__What the exercise asks__: Determine the number of lines that have the string "with" in them, and give only that number.

__Source code of charts__:
══════
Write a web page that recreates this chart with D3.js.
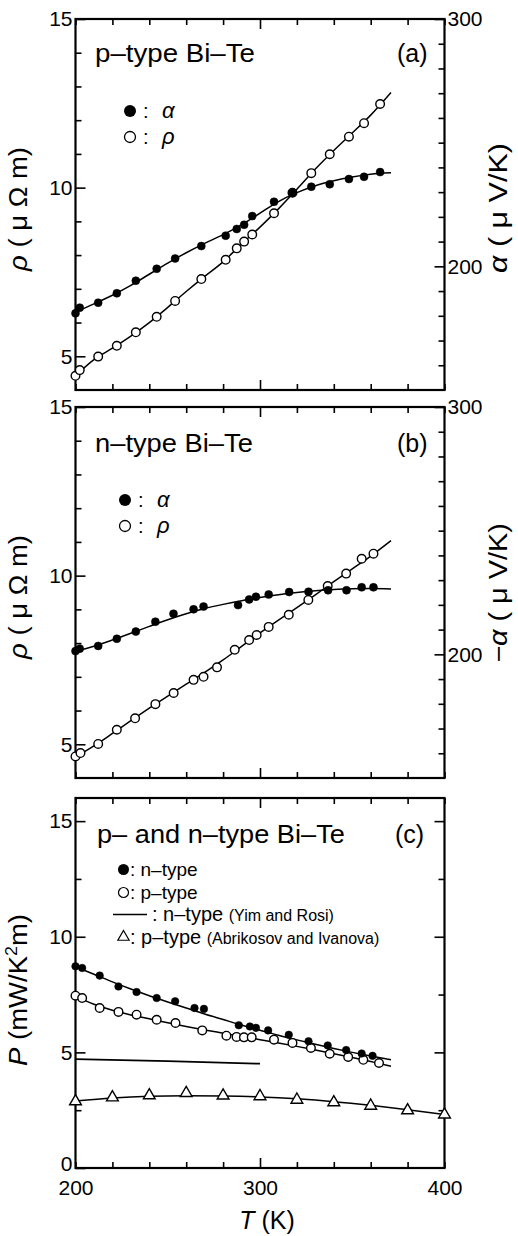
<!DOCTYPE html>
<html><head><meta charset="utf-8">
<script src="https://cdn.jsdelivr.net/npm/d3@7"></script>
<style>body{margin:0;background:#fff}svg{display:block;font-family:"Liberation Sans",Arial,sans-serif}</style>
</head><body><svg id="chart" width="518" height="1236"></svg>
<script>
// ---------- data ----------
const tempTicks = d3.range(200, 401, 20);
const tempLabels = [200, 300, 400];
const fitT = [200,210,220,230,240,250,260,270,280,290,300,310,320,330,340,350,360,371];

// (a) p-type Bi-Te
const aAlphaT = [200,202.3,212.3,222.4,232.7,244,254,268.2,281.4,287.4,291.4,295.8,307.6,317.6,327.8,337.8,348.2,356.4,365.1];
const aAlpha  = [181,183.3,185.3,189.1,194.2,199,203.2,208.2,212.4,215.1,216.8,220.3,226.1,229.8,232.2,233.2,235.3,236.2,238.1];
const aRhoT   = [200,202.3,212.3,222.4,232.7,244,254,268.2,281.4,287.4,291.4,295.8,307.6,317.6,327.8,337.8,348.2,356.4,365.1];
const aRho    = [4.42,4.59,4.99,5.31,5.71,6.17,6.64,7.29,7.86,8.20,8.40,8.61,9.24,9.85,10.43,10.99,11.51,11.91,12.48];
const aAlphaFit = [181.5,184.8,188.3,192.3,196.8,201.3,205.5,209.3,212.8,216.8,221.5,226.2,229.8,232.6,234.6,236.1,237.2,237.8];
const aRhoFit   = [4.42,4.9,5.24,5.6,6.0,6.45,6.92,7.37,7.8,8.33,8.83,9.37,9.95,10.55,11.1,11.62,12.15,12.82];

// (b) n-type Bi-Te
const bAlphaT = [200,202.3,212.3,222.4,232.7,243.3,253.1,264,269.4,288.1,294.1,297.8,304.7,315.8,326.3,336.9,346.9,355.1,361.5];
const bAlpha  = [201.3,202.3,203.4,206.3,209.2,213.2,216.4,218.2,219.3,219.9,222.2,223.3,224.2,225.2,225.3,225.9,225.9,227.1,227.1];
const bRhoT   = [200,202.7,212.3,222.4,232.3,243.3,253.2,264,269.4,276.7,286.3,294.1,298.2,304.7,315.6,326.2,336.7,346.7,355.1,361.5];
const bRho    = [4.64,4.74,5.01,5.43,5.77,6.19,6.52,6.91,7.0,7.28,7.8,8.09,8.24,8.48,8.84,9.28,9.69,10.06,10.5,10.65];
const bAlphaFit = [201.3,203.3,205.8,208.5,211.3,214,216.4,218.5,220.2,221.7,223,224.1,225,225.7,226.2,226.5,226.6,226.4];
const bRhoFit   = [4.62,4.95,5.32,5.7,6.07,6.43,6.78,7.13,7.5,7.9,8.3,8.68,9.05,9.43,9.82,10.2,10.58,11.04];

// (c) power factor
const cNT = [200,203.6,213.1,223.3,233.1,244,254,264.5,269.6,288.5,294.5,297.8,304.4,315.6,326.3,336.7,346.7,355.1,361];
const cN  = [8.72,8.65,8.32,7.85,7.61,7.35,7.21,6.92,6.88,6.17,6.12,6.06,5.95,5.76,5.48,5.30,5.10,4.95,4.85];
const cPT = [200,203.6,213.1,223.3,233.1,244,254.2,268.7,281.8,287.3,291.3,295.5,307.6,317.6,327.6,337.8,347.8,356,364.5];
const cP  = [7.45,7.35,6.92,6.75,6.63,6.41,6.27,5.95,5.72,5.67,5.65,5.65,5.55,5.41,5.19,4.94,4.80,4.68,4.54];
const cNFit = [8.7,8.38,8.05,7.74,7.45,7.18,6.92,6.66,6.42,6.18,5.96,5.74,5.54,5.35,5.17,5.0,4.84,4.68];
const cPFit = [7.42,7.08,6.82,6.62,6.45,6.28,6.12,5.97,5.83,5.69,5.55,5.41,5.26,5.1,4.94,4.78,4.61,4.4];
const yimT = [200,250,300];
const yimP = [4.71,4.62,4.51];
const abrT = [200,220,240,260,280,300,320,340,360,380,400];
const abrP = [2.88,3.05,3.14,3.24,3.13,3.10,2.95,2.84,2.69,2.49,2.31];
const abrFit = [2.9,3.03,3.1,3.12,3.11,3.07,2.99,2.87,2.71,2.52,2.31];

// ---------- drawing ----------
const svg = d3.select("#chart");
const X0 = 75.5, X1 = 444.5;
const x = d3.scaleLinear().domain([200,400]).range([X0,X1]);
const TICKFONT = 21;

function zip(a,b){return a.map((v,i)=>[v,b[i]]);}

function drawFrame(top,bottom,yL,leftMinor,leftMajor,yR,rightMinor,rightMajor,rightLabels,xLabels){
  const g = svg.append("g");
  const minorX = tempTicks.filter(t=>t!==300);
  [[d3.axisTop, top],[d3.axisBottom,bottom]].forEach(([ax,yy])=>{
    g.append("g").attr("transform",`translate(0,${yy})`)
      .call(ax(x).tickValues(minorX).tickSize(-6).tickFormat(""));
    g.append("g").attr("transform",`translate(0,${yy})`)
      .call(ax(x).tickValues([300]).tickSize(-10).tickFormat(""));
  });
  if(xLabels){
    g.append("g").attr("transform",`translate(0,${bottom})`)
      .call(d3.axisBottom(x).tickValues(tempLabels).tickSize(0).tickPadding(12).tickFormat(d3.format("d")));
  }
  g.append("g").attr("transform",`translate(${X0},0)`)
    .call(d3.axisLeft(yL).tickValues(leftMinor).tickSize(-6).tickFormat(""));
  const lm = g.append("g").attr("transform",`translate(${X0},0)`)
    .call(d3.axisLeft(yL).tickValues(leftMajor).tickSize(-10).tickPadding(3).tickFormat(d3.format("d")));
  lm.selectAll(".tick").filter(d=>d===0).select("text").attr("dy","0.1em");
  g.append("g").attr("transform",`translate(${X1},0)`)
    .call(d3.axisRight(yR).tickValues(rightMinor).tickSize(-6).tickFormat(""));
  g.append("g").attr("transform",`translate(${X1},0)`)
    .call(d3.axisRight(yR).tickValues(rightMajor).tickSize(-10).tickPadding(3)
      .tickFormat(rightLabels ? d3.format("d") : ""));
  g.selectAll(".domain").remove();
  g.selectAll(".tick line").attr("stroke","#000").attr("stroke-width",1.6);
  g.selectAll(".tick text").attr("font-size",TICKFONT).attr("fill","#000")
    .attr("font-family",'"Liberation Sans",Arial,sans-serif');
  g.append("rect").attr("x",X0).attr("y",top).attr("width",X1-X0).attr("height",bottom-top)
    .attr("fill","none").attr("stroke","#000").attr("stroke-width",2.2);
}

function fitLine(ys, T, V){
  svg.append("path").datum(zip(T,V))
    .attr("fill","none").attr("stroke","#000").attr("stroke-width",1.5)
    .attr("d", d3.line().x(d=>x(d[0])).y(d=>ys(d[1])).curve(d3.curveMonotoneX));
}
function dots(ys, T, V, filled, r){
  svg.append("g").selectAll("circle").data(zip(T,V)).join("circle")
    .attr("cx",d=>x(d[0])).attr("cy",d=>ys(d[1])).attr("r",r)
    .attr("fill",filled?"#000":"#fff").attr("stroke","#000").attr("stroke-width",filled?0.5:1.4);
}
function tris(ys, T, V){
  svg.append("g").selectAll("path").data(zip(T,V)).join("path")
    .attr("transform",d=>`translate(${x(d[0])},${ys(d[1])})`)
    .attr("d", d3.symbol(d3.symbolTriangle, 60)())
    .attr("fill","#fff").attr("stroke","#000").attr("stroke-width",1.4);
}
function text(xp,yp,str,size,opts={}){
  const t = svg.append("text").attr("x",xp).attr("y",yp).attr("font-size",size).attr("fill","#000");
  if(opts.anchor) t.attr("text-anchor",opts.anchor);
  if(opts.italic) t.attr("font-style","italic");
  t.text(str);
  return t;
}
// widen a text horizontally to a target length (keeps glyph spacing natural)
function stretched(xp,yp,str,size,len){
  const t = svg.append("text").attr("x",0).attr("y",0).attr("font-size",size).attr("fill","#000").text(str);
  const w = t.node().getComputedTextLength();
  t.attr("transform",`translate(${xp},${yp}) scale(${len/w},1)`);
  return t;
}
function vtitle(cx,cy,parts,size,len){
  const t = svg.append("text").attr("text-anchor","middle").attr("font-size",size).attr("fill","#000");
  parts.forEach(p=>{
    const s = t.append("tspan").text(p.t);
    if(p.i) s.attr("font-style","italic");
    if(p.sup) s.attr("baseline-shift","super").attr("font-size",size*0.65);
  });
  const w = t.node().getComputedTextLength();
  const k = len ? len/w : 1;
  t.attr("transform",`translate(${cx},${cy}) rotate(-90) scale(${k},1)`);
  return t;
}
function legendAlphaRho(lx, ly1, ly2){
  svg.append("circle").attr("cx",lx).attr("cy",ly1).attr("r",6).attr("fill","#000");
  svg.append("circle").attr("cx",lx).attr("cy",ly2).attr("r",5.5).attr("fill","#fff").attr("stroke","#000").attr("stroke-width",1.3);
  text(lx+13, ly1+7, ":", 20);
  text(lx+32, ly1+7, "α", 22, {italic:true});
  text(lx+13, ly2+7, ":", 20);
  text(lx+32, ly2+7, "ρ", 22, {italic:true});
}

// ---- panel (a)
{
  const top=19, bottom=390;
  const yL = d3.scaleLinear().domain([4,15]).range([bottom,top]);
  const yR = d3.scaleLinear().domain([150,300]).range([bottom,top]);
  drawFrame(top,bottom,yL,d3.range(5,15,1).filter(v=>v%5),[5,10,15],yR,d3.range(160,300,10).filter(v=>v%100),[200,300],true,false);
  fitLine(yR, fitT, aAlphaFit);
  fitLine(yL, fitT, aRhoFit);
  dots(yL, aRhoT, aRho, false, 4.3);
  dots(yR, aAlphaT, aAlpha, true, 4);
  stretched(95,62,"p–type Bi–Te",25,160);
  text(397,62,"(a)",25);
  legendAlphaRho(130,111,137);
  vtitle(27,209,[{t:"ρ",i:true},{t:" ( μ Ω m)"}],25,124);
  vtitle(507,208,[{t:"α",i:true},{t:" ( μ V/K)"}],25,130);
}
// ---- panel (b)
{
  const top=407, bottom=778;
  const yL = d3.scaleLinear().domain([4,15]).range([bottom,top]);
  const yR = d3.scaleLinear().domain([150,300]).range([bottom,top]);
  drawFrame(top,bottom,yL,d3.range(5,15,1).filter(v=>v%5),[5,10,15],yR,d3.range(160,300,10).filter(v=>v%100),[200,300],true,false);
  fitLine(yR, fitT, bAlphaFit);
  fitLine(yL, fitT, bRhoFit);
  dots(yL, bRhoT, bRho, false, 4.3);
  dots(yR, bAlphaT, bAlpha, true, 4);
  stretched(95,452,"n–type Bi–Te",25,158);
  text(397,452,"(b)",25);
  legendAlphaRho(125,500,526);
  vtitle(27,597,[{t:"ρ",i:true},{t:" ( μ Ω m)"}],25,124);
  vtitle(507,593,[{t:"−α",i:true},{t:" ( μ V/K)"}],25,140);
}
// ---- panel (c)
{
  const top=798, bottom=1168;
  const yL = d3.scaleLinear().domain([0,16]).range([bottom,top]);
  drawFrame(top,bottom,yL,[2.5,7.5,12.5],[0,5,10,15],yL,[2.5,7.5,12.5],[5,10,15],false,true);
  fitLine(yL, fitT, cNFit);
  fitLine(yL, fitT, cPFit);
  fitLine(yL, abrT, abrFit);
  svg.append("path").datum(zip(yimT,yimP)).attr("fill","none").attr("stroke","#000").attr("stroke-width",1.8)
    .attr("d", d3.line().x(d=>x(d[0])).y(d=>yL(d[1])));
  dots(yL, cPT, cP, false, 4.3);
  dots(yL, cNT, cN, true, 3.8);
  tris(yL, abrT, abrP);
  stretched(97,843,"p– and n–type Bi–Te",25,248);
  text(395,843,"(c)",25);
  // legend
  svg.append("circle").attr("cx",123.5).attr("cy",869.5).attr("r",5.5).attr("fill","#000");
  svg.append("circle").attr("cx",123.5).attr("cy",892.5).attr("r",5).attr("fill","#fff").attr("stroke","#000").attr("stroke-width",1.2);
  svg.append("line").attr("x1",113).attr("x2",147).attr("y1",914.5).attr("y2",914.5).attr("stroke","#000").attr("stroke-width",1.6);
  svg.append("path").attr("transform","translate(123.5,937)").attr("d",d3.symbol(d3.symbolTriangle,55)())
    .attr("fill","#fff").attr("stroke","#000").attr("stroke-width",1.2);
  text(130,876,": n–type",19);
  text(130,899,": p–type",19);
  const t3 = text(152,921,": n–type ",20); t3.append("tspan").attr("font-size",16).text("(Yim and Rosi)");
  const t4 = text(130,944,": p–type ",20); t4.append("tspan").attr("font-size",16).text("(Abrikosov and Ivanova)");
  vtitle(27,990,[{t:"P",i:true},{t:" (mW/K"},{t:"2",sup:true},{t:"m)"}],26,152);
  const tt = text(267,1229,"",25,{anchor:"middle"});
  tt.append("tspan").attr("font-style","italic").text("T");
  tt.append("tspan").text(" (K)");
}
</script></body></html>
══════
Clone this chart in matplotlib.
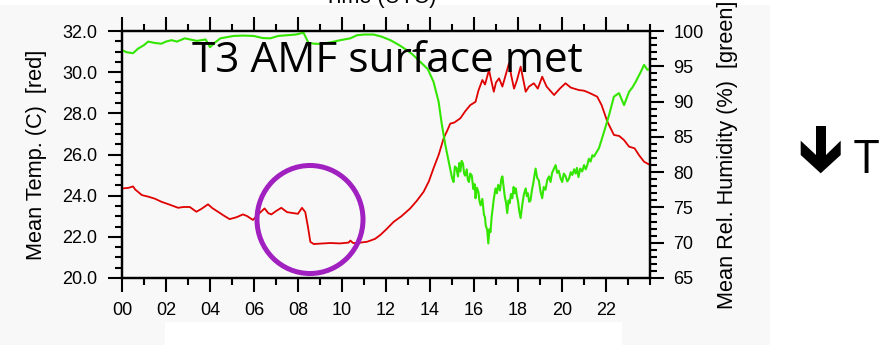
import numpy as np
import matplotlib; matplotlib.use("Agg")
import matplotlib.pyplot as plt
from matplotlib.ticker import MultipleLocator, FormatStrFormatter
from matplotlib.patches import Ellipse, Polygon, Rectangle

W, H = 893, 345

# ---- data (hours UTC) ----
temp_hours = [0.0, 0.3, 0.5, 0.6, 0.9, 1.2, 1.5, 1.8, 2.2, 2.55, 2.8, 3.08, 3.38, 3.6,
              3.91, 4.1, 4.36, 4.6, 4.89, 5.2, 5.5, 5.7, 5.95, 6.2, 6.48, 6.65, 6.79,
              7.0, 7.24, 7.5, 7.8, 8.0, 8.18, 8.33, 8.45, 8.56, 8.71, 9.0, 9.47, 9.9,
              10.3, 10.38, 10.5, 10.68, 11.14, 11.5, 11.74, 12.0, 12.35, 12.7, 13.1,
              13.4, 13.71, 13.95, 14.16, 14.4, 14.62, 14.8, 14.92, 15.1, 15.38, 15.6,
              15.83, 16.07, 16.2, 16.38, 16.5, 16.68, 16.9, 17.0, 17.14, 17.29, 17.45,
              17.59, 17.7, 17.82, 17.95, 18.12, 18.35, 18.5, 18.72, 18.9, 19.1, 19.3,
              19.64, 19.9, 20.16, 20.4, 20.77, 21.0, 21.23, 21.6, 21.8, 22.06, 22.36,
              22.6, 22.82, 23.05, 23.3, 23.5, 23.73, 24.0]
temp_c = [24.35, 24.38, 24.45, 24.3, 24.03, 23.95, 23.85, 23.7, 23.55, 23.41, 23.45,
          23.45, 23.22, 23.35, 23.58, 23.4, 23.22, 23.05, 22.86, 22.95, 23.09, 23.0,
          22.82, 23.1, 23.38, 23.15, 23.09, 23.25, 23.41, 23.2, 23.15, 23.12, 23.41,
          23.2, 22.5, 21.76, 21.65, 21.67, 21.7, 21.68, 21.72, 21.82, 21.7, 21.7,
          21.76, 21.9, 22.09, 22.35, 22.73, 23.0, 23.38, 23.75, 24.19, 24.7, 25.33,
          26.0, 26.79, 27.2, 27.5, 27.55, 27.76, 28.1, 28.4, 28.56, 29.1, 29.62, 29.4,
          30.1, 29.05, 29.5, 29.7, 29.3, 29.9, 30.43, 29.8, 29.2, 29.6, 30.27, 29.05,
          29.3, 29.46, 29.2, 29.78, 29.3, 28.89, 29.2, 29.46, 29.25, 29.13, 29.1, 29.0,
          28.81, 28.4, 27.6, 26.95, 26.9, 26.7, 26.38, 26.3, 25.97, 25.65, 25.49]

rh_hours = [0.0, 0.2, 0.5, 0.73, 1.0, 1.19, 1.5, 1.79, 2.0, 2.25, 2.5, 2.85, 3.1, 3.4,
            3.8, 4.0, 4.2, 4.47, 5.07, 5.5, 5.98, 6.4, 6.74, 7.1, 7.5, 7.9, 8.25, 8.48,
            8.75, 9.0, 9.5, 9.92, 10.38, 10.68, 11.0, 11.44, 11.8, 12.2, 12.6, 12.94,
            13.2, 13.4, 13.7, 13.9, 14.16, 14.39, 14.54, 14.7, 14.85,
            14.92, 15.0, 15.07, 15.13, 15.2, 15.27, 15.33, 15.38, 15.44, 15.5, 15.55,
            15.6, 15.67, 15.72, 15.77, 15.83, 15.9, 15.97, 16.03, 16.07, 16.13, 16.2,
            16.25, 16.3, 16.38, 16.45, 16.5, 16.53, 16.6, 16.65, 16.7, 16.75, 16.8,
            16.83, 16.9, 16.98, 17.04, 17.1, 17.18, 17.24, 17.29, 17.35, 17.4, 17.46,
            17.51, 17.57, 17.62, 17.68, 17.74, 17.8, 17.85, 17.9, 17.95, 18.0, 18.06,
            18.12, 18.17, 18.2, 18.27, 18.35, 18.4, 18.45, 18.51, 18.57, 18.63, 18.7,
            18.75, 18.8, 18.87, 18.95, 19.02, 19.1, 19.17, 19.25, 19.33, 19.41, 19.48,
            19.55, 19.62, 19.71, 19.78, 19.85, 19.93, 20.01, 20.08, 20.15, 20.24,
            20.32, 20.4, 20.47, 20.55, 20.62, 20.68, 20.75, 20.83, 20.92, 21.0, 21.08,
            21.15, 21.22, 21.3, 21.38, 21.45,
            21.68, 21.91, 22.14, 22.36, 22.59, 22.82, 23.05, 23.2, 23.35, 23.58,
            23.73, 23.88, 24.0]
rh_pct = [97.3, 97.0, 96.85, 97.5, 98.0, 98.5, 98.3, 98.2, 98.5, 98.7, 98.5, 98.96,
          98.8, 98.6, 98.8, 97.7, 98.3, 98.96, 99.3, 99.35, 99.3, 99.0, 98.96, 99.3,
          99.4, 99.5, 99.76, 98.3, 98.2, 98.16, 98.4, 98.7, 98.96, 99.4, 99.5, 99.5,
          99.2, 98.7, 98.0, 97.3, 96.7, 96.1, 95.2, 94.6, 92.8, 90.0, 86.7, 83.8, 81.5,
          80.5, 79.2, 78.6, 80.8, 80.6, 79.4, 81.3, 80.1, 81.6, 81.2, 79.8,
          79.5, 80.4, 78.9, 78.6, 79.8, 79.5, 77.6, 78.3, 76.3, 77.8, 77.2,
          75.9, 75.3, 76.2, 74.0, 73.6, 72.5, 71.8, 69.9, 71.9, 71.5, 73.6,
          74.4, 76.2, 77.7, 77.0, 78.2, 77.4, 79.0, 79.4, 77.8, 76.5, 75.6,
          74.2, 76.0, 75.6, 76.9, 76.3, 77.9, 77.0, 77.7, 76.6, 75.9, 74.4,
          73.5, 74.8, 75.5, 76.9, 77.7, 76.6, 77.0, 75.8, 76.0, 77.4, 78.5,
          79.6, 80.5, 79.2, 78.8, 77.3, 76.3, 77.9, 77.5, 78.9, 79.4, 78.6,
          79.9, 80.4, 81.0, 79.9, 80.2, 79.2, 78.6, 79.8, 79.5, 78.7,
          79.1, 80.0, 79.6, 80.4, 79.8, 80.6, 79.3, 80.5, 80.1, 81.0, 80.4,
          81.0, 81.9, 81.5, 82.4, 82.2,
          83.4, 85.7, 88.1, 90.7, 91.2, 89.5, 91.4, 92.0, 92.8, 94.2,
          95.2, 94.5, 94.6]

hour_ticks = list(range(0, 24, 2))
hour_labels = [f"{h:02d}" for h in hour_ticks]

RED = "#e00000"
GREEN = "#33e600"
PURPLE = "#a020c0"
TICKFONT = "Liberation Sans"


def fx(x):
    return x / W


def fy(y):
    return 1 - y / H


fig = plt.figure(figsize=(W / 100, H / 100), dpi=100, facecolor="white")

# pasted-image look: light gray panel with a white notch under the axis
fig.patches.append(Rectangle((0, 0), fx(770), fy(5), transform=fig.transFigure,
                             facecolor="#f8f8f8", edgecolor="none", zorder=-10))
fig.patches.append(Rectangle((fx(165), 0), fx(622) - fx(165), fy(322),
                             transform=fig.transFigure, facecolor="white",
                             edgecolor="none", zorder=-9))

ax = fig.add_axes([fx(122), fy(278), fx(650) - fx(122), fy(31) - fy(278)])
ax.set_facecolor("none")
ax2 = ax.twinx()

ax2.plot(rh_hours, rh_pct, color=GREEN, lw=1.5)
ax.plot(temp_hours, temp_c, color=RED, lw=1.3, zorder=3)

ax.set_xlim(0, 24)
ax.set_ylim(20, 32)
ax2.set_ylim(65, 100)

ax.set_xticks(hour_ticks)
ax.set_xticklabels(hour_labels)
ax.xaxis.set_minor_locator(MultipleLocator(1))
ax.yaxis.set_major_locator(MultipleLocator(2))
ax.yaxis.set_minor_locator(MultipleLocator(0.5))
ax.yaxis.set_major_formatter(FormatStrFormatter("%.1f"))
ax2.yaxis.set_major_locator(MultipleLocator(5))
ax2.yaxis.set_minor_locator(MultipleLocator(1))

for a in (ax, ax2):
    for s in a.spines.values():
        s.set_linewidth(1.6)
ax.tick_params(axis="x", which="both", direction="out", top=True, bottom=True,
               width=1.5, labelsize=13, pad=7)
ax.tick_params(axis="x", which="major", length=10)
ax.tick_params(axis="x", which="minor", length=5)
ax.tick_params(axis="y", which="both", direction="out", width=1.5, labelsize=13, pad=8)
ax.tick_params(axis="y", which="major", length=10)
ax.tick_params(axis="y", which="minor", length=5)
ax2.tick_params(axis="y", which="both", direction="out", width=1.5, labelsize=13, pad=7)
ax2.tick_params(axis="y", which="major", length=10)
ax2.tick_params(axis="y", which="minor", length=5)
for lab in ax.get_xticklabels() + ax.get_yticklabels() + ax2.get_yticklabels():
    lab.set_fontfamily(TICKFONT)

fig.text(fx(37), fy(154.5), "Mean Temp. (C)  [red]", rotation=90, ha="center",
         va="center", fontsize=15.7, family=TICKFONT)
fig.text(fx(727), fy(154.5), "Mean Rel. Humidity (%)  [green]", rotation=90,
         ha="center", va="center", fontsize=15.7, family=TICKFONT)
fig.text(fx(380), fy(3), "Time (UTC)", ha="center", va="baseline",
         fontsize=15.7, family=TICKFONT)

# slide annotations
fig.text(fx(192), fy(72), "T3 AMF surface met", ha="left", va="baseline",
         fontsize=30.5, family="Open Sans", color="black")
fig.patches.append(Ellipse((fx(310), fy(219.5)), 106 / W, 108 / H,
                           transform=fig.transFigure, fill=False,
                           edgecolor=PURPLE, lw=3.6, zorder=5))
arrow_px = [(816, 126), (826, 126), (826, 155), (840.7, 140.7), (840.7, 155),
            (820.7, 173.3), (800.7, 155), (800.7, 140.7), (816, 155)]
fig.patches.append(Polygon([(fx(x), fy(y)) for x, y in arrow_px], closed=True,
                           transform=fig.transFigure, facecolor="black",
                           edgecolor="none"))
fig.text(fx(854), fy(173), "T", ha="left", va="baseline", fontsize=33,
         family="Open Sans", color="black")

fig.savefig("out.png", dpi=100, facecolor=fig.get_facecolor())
══════
__The response__: 2